Twenty minutes later I stood by the window alone, watching my friend spread-eagle on the pavement below. Another twenty minutes passed and he finally returned to explain it was a mistake for him to intervene.
Similar to Mr. Gate’s situation, he tried to explain. He told them he was the one who called the complaint in and he only came down to see if he could assist them. He told them where he lived, pointing to the window where I was standing, but he hadn’t taken any ID with him. It was all to no avail.
They searched his pockets and accused him of being a drug dealer, one they had seen in the complex before. While laying on the ground they made him roll up his sleeves to see if he had any identifying marks. He was humiliated in front of his neighbors and abused for being a good citizen. They treated him like a criminal because he had a two day stubble on his face, wore a holey pair of bluejeans and a tee-shirt with the “Grateful Dead” on it.
Why did this happen? He wasn’t black, he was white. It’s the social stature Mr. Snark. Race is ancillary to social sturcture and wealth. You touched on it but slid back to the race card. Plutocrats control society and if you aren’t in the car you get kicked to the curb. If you noticed, although black, Mr. Gates got a pass, he’s in the car. He has a card to play, it’s called Obama.
Comment by Snark Twain on 6 August 2009:
Jeez, Prole, I never said it was ONLY blacks. I thought the point was power, inequality, celebrity and the hypocrisy of blind justice.

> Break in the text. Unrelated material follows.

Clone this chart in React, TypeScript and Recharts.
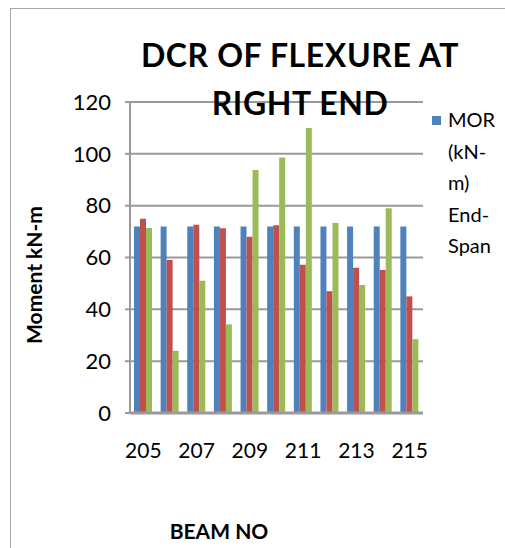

Oh well, I just write the things. Feel free to interpret all you want, my old friend, as long as you keep on reading!
But if you really think race plays NO part in this stuff, just imagine it was some 50ish white guy, standing all of five foot eight, who got approached by the cops in his home that night. Not only would the cop feel less threatened, and thus probably more polite, but the white dude wouldn’t have a lifetime of attitude ready to go off at the slightest spark. We would never have heard anything about it because nothing would have happened.